Work required: Restate each line of the listing exactly, without carrying over any pictures.

**** Material provided ****

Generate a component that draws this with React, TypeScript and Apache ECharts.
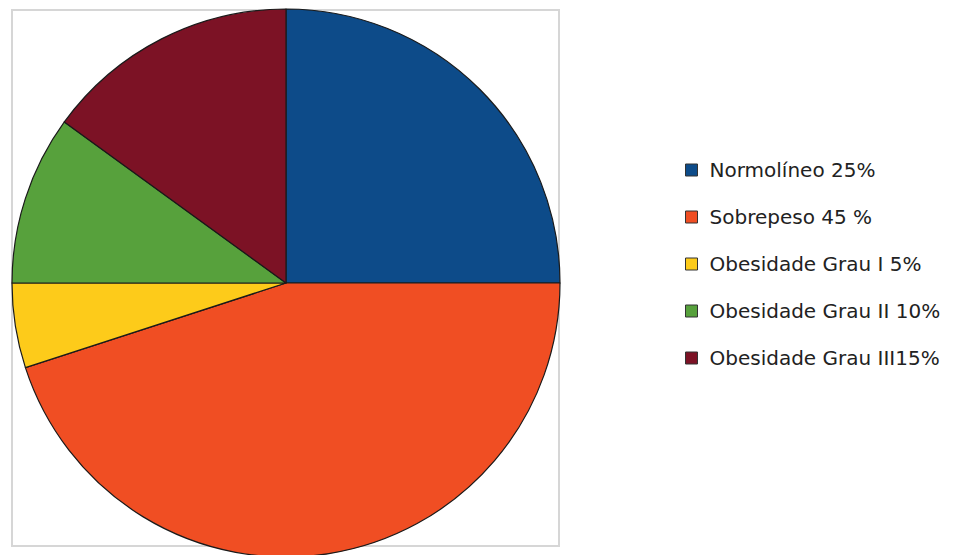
import React, { useEffect, useRef } from "react";
import * as echarts from "echarts";

const categories = [
  "Normolíneo 25%",
  "Sobrepeso 45 %",
  "Obesidade Grau I 5%",
  "Obesidade Grau II 10%",
  "Obesidade Grau III15%",
];
const values = [25, 45, 5, 10, 15];
const colors = ["#0D4B89", "#F04E23", "#FDCB1A", "#57A13C", "#7C1225"];

export default function App() {
  const ref = useRef<HTMLDivElement>(null);
  useEffect(() => {
    document.body.style.margin = "0";
    const chart = echarts.init(ref.current!, null, { renderer: "svg" });
    chart.setOption({
      animation: false,
      backgroundColor: "#ffffff",
      color: colors,
      graphic: [
        {
          type: "rect",
          z: 0,
          shape: { x: 12, y: 10, width: 547, height: 536 },
          style: { fill: "none", stroke: "#d6d6d6", lineWidth: 2 },
        },
      ],
      legend: {
        orient: "vertical",
        left: 685,
        top: 158,
        padding: 0,
        icon: "rect",
        itemWidth: 12,
        itemHeight: 12,
        itemGap: 23,
        itemStyle: { borderColor: "#333", borderWidth: 1 },
        textStyle: {
          fontFamily: "DejaVu Sans",
          fontSize: 20,
          color: "#222",
          lineHeight: 24,
          padding: [0, 0, 0, 7],
        },
        data: categories,
      },
      series: [
        {
          type: "pie",
          center: [286, 283],
          radius: 274,
          startAngle: 90,
          clockwise: true,
          label: { show: false },
          labelLine: { show: false },
          emphasis: { disabled: true },
          itemStyle: { borderColor: "#1a1a1a", borderWidth: 1.2 },
          data: categories.map((name, i) => ({ name, value: values[i] })),
        },
      ],
    });
    return () => chart.dispose();
  }, []);
  return <div ref={ref} style={{ width: 964, height: 555 }} />;
}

****

Reply:
Generate a component that draws this with React, TypeScript and Apache ECharts.
import React, { useEffect, useRef } from "react";
import * as echarts from "echarts";

const categories = [
  "Normolíneo 25%",
  "Sobrepeso 45 %",
  "Obesidade Grau I 5%",
  "Obesidade Grau II 10%",
  "Obesidade Grau III15%",
];
const values = [25, 45, 5, 10, 15];
const colors = ["#0D4B89", "#F04E23", "#FDCB1A", "#57A13C", "#7C1225"];

export default function App() {
  const ref = useRef<HTMLDivElement>(null);
  useEffect(() => {
    document.body.style.margin = "0";
    const chart = echarts.init(ref.current!, null, { renderer: "svg" });
    chart.setOption({
      animation: false,
      backgroundColor: "#ffffff",
      color: colors,
      graphic: [
        {
          type: "rect",
          z: 0,
          shape: { x: 12, y: 10, width: 547, height: 536 },
          style: { fill: "none", stroke: "#d6d6d6", lineWidth: 2 },
        },
      ],
      legend: {
        orient: "vertical",
        left: 685,
        top: 158,
        padding: 0,
        icon: "rect",
        itemWidth: 12,
        itemHeight: 12,
        itemGap: 23,
        itemStyle: { borderColor: "#333", borderWidth: 1 },
        textStyle: {
          fontFamily: "DejaVu Sans",
          fontSize: 20,
          color: "#222",
          lineHeight: 24,
          padding: [0, 0, 0, 7],
        },
        data: categories,
      },
      series: [
        {
          type: "pie",
          center: [286, 283],
          radius: 274,
          startAngle: 90,
          clockwise: true,
          label: { show: false },
          labelLine: { show: false },
          emphasis: { disabled: true },
          itemStyle: { borderColor: "#1a1a1a", borderWidth: 1.2 },
          data: categories.map((name, i) => ({ name, value: values[i] })),
        },
      ],
    });
    return () => chart.dispose();
  }, []);
  return <div ref={ref} style={{ width: 964, height: 555 }} />;
}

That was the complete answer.